Cada vez se extiende más el clamor de la mayoría de los venezolanos de buscar una salida dialogada y negociada para superar la profunda crisis que vivimos que golpea sobre todo a las poblaciones más pobres. Todo diálogo que no parta del dolor y sufrimiento de las mayorías y tenga como objetivo el aliviarlos, no tiene sentido ni llevará a nada. Es evidente que los que promueven el diálogo y sobre todo los que buscan postergarlo, no viven las condiciones inhumanas de las personas que supuestamente representan. Por ello, pareciera que no les importa demasiado demorarlo por meses o poner como condición para retomarlo propuestas que son imposibles de cumplir.
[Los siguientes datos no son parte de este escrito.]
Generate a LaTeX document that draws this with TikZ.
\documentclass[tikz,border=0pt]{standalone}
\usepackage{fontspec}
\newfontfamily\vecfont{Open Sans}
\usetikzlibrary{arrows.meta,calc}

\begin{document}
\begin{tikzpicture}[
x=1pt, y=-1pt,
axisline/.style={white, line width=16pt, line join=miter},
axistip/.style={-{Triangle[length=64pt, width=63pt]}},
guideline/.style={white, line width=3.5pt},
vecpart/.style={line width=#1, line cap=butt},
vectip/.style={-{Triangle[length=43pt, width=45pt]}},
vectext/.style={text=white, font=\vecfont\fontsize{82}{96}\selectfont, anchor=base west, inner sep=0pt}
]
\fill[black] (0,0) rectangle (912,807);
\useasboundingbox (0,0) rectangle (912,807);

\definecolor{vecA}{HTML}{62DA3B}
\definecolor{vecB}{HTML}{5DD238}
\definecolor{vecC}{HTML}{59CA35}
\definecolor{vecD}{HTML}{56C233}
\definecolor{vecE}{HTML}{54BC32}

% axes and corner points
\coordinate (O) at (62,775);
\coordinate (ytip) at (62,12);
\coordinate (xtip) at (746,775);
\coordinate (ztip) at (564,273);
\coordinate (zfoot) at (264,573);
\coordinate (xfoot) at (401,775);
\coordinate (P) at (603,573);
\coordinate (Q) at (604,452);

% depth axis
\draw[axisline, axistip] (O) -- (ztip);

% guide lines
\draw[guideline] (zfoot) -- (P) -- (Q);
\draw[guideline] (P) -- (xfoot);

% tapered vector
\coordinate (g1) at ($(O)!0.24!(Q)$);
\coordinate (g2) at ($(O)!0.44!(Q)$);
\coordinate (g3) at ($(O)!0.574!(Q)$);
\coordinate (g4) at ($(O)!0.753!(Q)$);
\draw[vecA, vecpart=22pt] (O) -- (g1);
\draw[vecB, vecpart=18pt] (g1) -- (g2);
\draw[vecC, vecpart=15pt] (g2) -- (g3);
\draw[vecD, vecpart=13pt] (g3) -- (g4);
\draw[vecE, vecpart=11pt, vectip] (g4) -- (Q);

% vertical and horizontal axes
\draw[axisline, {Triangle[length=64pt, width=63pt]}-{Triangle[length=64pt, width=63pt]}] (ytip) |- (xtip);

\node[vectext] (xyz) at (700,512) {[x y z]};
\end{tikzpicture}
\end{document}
Sería bueno que tuvieran que vivir algunos meses con tan sólo el salario mínimo, o la pensión y algún bono. Sufrir en carne propia la realidad de las mayorías cambiaría radicalmente su visión, posturas y propuestas.
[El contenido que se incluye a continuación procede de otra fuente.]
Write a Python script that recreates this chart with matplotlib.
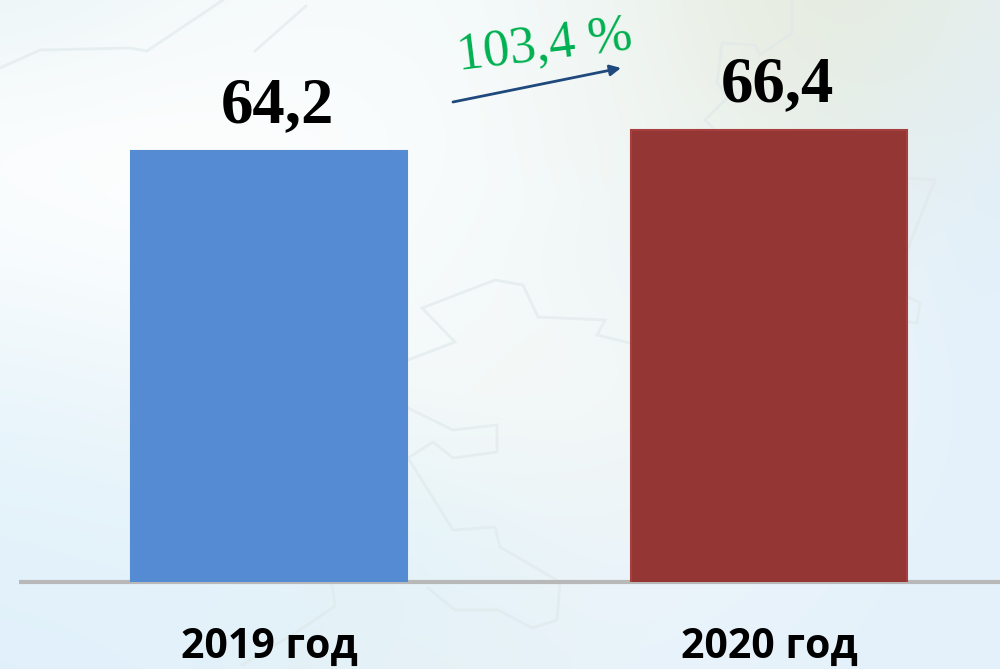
import numpy as np
import matplotlib
matplotlib.use("Agg")
import matplotlib.pyplot as plt
from matplotlib.colors import to_rgb

categories = ["2019 год", "2020 год"]
values = [64.2, 66.4]
value_labels = ["64,2", "66,4"]
bar_colors = ["#558bd3", "#943634"]
edge_colors = ["#558bd3", "#a63f3e"]
growth_label = "103,4 %"

W, H = 1000, 669
fig = plt.figure(figsize=(W/100, H/100), dpi=100)

# background: soft colour field on a coarse grid
bgax = fig.add_axes([0, 0, 1, 1])
bgax.set_xlim(0, W); bgax.set_ylim(H, 0); bgax.axis("off")
field = [
    ["#e9f4f6", "#f4f9f9", "#f6fbfb", "#f0f7f7", "#e5e9d8", "#e6f0ef"],
    ["#fdfefe", "#ffffff", "#fbfdfd", "#f3f8f7", "#e8eee3", "#e2eff8"],
    ["#f6fbfd", "#fcfeff", "#f6fbfc", "#f0f7f8", "#ecf4f8", "#e2f0fb"],
    ["#e9f5fb", "#eef7fa", "#f6f9f8", "#f6f8f5", "#ecf5fa", "#e4f1fb"],
    ["#e3f2fb", "#e6f3fb", "#e0f3fa", "#eff5f8", "#e8f3fb", "#e4f1fb"],
    ["#e0f0fb", "#e2f1fb", "#e6f1f3", "#e8f3fb", "#e6f2fb", "#e4f1fb"],
]
img = np.array([[to_rgb(c) for c in row] for row in field])
bgax.imshow(img, extent=[-100, W + 100, H + 67, -67], aspect="auto",
            interpolation="bicubic", zorder=0)
bgax.set_xlim(0, W); bgax.set_ylim(H, 0)
# faint map outlines (decoration)
outlines = [
    ([408, 455, 422, 495, 523, 538, 605, 597, 630], [360, 342, 308, 280, 285, 317, 320, 335, 343]),
    ([408, 453, 497, 497, 453, 433, 408, 453, 495, 500, 560, 557, 532, 498, 455, 428],
     [408, 430, 425, 452, 458, 442, 458, 530, 527, 547, 582, 620, 628, 610, 610, 588]),
    ([332, 335, 300, 242], [584, 606, 630, 665]),
    ([792, 792, 760, 755, 722, 717, 728, 705, 713], [0, 33, 55, 45, 43, 83, 97, 120, 128]),
    ([908, 935, 908], [178, 180, 248]),
    ([908, 920, 917, 908], [297, 303, 323, 322]),
    ([0, 40, 130, 147, 223], [68, 50, 48, 51, 0]),
    ([306, 255], [6, 51]),
]
for xs, ys in outlines:
    bgax.plot(xs, ys, color="#dfe8ea", lw=2, alpha=0.6, solid_joinstyle="miter", zorder=1)

# chart axes: baseline at y=582
ax = fig.add_axes([0.019, 1 - 582/H, 0.981, 582/H])
ax.patch.set_alpha(0)
ax.set_xlim(19, 1000)
ax.set_ylim(19.05, 80.02)
x = [269, 769]
ax.bar(x, values, width=276, color=bar_colors, edgecolor=edge_colors, linewidth=1.5, zorder=3)
ax.set_xticks([])
ax.set_yticks([])
for s in ["top", "left", "right"]:
    ax.spines[s].set_visible(False)
ax.spines["bottom"].set_color("#b8b8b8")
ax.spines["bottom"].set_linewidth(3)
ax.spines["bottom"].set_capstyle("butt")

for xi, v, lab in zip(x, values, value_labels):
    ax.annotate(lab, (xi + 8, v), xytext=(0, 20.5), textcoords="offset points",
                ha="center", va="baseline", fontsize=46.5, fontweight="bold",
                family="Liberation Serif", color="black", zorder=5)

for xi, lab in zip(x, categories):
    fig.text(xi / W, 1 - 647.5 / H, lab, ha="center", va="center",
             fontsize=29.5, fontweight="bold", family="Open Sans", color="black")

bgax.text(545, 46, growth_label, rotation=7, ha="center", va="center",
          fontsize=38, family="Liberation Serif", color="#00b050", zorder=6,
          rotation_mode="anchor")
bgax.annotate("", xy=(621, 68), xytext=(453, 102),
              arrowprops=dict(arrowstyle="-|>", color="#1f497d", lw=2, mutation_scale=16,
                              shrinkA=0, shrinkB=0), zorder=6)

fig.savefig("out.png", dpi=100)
Todo diálogo sincero debe partir de una escucha atenta. Escuchar no sólo al opositor, sino escuchar los gritos de las madres que ven cómo sus hijos mueren por falta de medicinas o de comida. Escuchar el cansancio de los millones de migrantes que se lanzan por caminos peligrosos tras la luz de una esperanza de mejor vida, en otros países donde todavía se valora el esfuerzo y el trabajo. Escuchar la angustia de los pensionados que ven cómo su pensión no les alcanza para comprar la comida de un par de días o las medicinas necesarias. Escuchar la frustración de todos los que esperábamos un aumento salarial y sentimos que se siguen pisoteando nuestros derechos, expectativas y esperanzas
Escuchar y escucharse uno mismo. Escucharse en silencio para dialogar sinceramente, sin mentirnos ni engañarnos, con nuestro yo profundo, para ver qué se esconde detrás de nuestros sentimientos, prejuicios, propuestas e intenciones, para intentar ir al corazón de nuestra verdad, pues con frecuencia repetimos frases huecas, palabras bonitas, mentiras que de tanto repetirlas las consideramos verdades, nos creemos únicos poseedores de una verdad que, por interesada, es falsa.
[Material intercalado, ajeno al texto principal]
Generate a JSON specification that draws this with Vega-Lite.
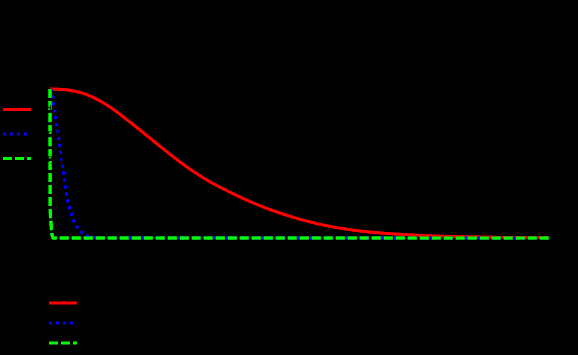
{
  "$schema": "https://vega.github.io/schema/vega-lite/v6.json",
  "width": 500,
  "height": 149,
  "autosize": {"type": "none"},
  "padding": {"left": 50, "top": 89, "right": 28, "bottom": 117},
  "background": "black",
  "config": {
    "view": {"stroke": null},
    "legend": {"labelColor": "black", "titleColor": "black", "padding": 0, "symbolType": "stroke", "symbolSize": 784, "title": null}
  },
  "data": {
    "values": [
      {"t": 0, "value": 1.0, "series": "wide"},
      {"t": 0.25, "value": 0.997, "series": "wide"},
      {"t": 0.5, "value": 0.985, "series": "wide"},
      {"t": 0.75, "value": 0.96, "series": "wide"},
      {"t": 1.0, "value": 0.92, "series": "wide"},
      {"t": 1.25, "value": 0.867, "series": "wide"},
      {"t": 1.5, "value": 0.804, "series": "wide"},
      {"t": 1.75, "value": 0.738, "series": "wide"},
      {"t": 2.0, "value": 0.67, "series": "wide"},
      {"t": 2.25, "value": 0.602, "series": "wide"},
      {"t": 2.5, "value": 0.536, "series": "wide"},
      {"t": 2.75, "value": 0.474, "series": "wide"},
      {"t": 3.0, "value": 0.418, "series": "wide"},
      {"t": 3.25, "value": 0.368, "series": "wide"},
      {"t": 3.5, "value": 0.324, "series": "wide"},
      {"t": 3.75, "value": 0.283, "series": "wide"},
      {"t": 4.0, "value": 0.245, "series": "wide"},
      {"t": 4.25, "value": 0.21, "series": "wide"},
      {"t": 4.5, "value": 0.179, "series": "wide"},
      {"t": 4.75, "value": 0.151, "series": "wide"},
      {"t": 5.0, "value": 0.126, "series": "wide"},
      {"t": 5.25, "value": 0.104, "series": "wide"},
      {"t": 5.5, "value": 0.085, "series": "wide"},
      {"t": 5.75, "value": 0.069, "series": "wide"},
      {"t": 6.0, "value": 0.056, "series": "wide"},
      {"t": 6.25, "value": 0.045, "series": "wide"},
      {"t": 6.5, "value": 0.037, "series": "wide"},
      {"t": 6.75, "value": 0.0305, "series": "wide"},
      {"t": 7.0, "value": 0.025, "series": "wide"},
      {"t": 7.5, "value": 0.016, "series": "wide"},
      {"t": 8.0, "value": 0.0105, "series": "wide"},
      {"t": 8.5, "value": 0.007, "series": "wide"},
      {"t": 9.0, "value": 0.0045, "series": "wide"},
      {"t": 9.5, "value": 0.003, "series": "wide"},
      {"t": 10, "value": 0.002, "series": "wide"},
      {"t": 0, "value": 1.0, "series": "narrow"},
      {"t": 0.02, "value": 0.992, "series": "narrow"},
      {"t": 0.046, "value": 0.966, "series": "narrow"},
      {"t": 0.066, "value": 0.919, "series": "narrow"},
      {"t": 0.086, "value": 0.872, "series": "narrow"},
      {"t": 0.106, "value": 0.825, "series": "narrow"},
      {"t": 0.126, "value": 0.778, "series": "narrow"},
      {"t": 0.146, "value": 0.731, "series": "narrow"},
      {"t": 0.166, "value": 0.684, "series": "narrow"},
      {"t": 0.186, "value": 0.637, "series": "narrow"},
      {"t": 0.206, "value": 0.59, "series": "narrow"},
      {"t": 0.226, "value": 0.543, "series": "narrow"},
      {"t": 0.246, "value": 0.496, "series": "narrow"},
      {"t": 0.266, "value": 0.449, "series": "narrow"},
      {"t": 0.286, "value": 0.401, "series": "narrow"},
      {"t": 0.306, "value": 0.354, "series": "narrow"},
      {"t": 0.326, "value": 0.307, "series": "narrow"},
      {"t": 0.346, "value": 0.262, "series": "narrow"},
      {"t": 0.386, "value": 0.21, "series": "narrow"},
      {"t": 0.426, "value": 0.163, "series": "narrow"},
      {"t": 0.466, "value": 0.121, "series": "narrow"},
      {"t": 0.506, "value": 0.093, "series": "narrow"},
      {"t": 0.546, "value": 0.072, "series": "narrow"},
      {"t": 0.596, "value": 0.052, "series": "narrow"},
      {"t": 0.646, "value": 0.036, "series": "narrow"},
      {"t": 0.726, "value": 0.018, "series": "narrow"},
      {"t": 0.846, "value": 0.005, "series": "narrow"},
      {"t": 1.0, "value": 0.001, "series": "narrow"},
      {"t": 10, "value": 0, "series": "narrow"},
      {"t": 0, "value": 1.0, "series": "very narrow"},
      {"t": 0.004, "value": 0.19, "series": "very narrow"},
      {"t": 0.02, "value": 0.1, "series": "very narrow"},
      {"t": 0.04, "value": 0.024, "series": "very narrow"},
      {"t": 0.06, "value": 0, "series": "very narrow"},
      {"t": 10, "value": 0, "series": "very narrow"}
    ]
  },
  "encoding": {
    "x": {"field": "t", "type": "quantitative", "scale": {"domain": [0, 10], "nice": false, "zero": false}, "axis": null},
    "y": {"field": "value", "type": "quantitative", "scale": {"domain": [0, 1], "nice": false}, "axis": null}
  },
  "layer": [
    {
      "mark": {"type": "line", "interpolate": "monotone", "strokeCap": "butt"},
      "encoding": {
        "color": {"field": "series", "type": "nominal", "scale": {"domain": ["wide", "narrow", "very narrow"], "range": ["#ff0000", "#0000ff", "#00ff00"]},
          "legend": {"orient": "none", "legendX": -48.5, "legendY": 5, "rowPadding": 2.5}},
        "strokeDash": {"field": "series", "type": "nominal", "scale": {"domain": ["wide", "narrow", "very narrow"], "range": [[1, 0], [3, 4], [9, 3]]},
          "legend": {"orient": "none", "legendX": -48.5, "legendY": 5, "rowPadding": 2.5}},
        "strokeWidth": {"field": "series", "type": "ordinal", "scale": {"domain": ["wide", "narrow", "very narrow"], "range": [2.8, 3, 3.6]},
          "legend": {"orient": "none", "legendX": -48.5, "legendY": 5, "rowPadding": 2.5}}
      }
    },
    {
      "mark": {"type": "line", "interpolate": "monotone", "strokeCap": "butt"},
      "encoding": {
        "color": {"field": "series", "type": "nominal", "scale": {"domain": ["wide", "narrow", "very narrow"], "range": ["#ff0000", "#0000ff", "#00ff00"]},
          "legend": {"orient": "none", "legendX": -2.5, "legendY": 204, "rowPadding": 0, "clipHeight": 20}},
        "strokeDash": {"field": "series", "type": "nominal", "scale": {"domain": ["wide", "narrow", "very narrow"], "range": [[1, 0], [3, 4], [9, 3]]},
          "legend": {"orient": "none", "legendX": -2.5, "legendY": 204, "rowPadding": 0, "clipHeight": 20}},
        "strokeWidth": {"field": "series", "type": "ordinal", "scale": {"domain": ["wide", "narrow", "very narrow"], "range": [2.8, 3, 3.6]},
          "legend": {"orient": "none", "legendX": -2.5, "legendY": 204, "rowPadding": 0, "clipHeight": 20}}
      }
    }
  ],
  "resolve": {
    "scale": {"color": "independent", "strokeDash": "independent", "strokeWidth": "independent"},
    "legend": {"color": "independent", "strokeDash": "independent", "strokeWidth": "independent"}
  }
}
Hoy hablamos mucho pero escuchamos y nos escuchamos muy poco. Sin embargo, tenemos una lengua y dos orejas, lo que indicaría que debemos escuchar el doble de lo que hablamos. Lo esencial en un diálogo no es lo que se dice, sino el modo en que se escucha. Si sólo escucho al que piensa como yo, me estoy escuchando a mí mismo en el otro. El diálogo supone búsqueda, disposición a cambiar, a dejarse tocar por la palabra del que piensa distinto. Hay muchos supuestos diálogos que son monólogos yuxtapuestos, porque se habla pero nadie escucha. Dialogar es abrirse al oponente, aprender a modificar los pensamientos y los comportamientos, a rectificar las opiniones y propuestas que mantienen los problemas en vez de resolverlos. El diálogo exige respeto, humildad para reconocer que uno no es el dueño de la verdad. Los orgullosos y los prepotentes no saben dialogar. El que cree que posee la verdad no dialoga, sino que trata de imponer su verdad, pero una verdad impuesta deja de ser verdad. La verdad se manifiesta en sus frutos. "La verdad les hará libres", nos dijo Jesús: Libera a uno mismo de la prepotencia, de creer que uno es el que tiene siempre la razón. Libera no sólo al que la dice, sino también al que la escucha: una supuesta verdad que ofende, que humilla, que se utiliza para ganar tiempo, para engañar, para impedir las soluciones, no puede ser verdadera.